◆ DESCRIPTION OF THE TASK
Work out how many lines in the entries below include the word "that". Give nothing but the number.

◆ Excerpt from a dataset
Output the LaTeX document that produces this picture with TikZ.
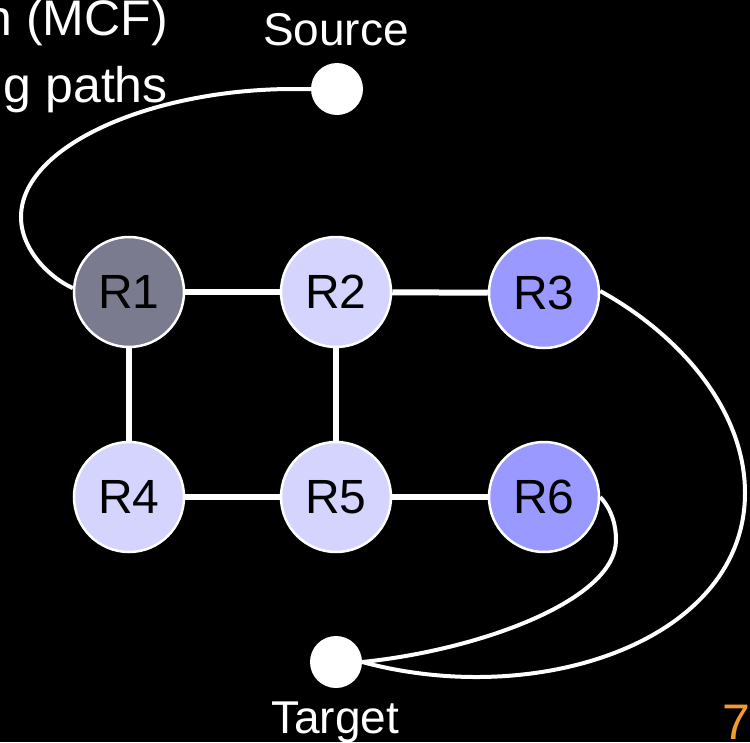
\documentclass[tikz,border=0pt]{standalone}
\usepackage{fontspec}
\setmainfont{Liberation Sans}
\definecolor{routerdark}{HTML}{7B7B8F}
\definecolor{routerlight}{HTML}{D4D4FF}
\definecolor{routermid}{HTML}{9999FF}
\definecolor{pagenum}{HTML}{F39A30}
\tikzset{
  router/.style={circle, draw=white, line width=2.5pt, minimum size=110pt,
    inner sep=0pt, text=black, font=\fontsize{48}{56}\selectfont},
  endpoint/.style={circle, fill=white, minimum size=52pt, inner sep=0pt},
  link/.style={draw=white, line width=6pt},
  flow/.style={draw=white, line width=4pt},
  caption/.style={text=white, font=\fontsize{46}{54}\selectfont, inner sep=0pt},
  slidetext/.style={text=white, font=\fontsize{50}{58}\selectfont, inner sep=0pt}
}
\begin{document}
\begin{tikzpicture}[x=1pt, y=-1pt]
  \clip (0,0) rectangle (750,742);
  \fill[black] (0,0) rectangle (750,742);

  % fragments of the slide text
  \node[slidetext, anchor=base east] (t1) at (168,35) {n (MCF)};
  \node[slidetext, anchor=base east] (t2) at (168,102) {g paths};

  % routers
  \node[router, fill=routerdark]  (R1) at (129,292) {R1};
  \node[router, fill=routerlight] (R2) at (336,292) {R2};
  \node[router, fill=routermid]   (R3) at (544,293) {R3};
  \node[router, fill=routerlight] (R4) at (129,497) {R4};
  \node[router, fill=routerlight] (R5) at (336,497) {R5};
  \node[router, fill=routermid]   (R6) at (544,497) {R6};

  % source and target
  \node[endpoint] (src) at (337,89) {};
  \node[endpoint] (tgt) at (336,662) {};
  \node[caption, anchor=base] (srclabel) at (336,45) {Source};
  \node[caption, anchor=base] (tgtlabel) at (335,733) {Target};

  % grid links
  \draw[link] (R1) -- (R2);
  \draw[link] (R2) -- (R3);
  \draw[link] (R1) -- (R4);
  \draw[link] (R2) -- (R5);
  \draw[link] (R4) -- (R5);
  \draw[link] (R5) -- (R6);

  % flow paths
  \draw[flow] (src.west) -- (290,89) .. controls (150,90) and (21,146) .. (21,217)
              .. controls (21,250) and (50,278) .. (R1.176);
  \draw[flow] (R3.2) .. controls (680,335) and (745,410) .. (745,493)
              .. controls (745,640) and (540,710) .. (tgt.east);
  \draw[flow] (R6.0) .. controls (612,510) and (616,525) .. (616,540)
              .. controls (616,600) and (480,650) .. (tgt.east);

  % page number
  \node[anchor=base west, text=pagenum, font=\fontsize{50}{58}\selectfont, inner sep=0pt]
    (pg) at (722,739) {7/};
\end{tikzpicture}
\end{document}
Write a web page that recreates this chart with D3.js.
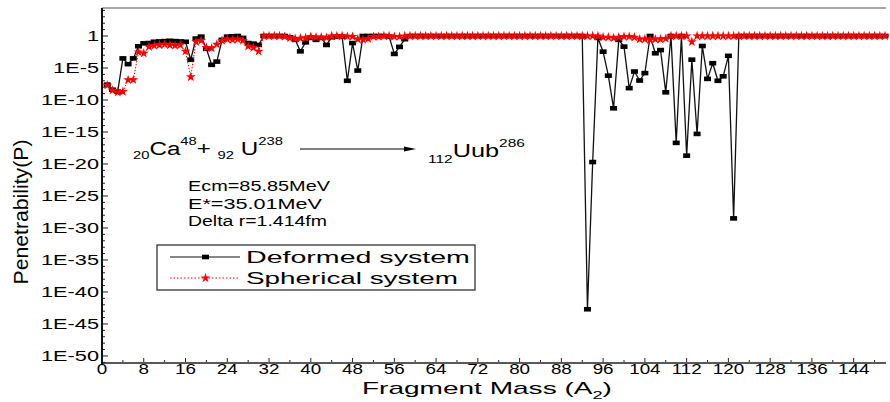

◆ THE COMPLETED TASK
2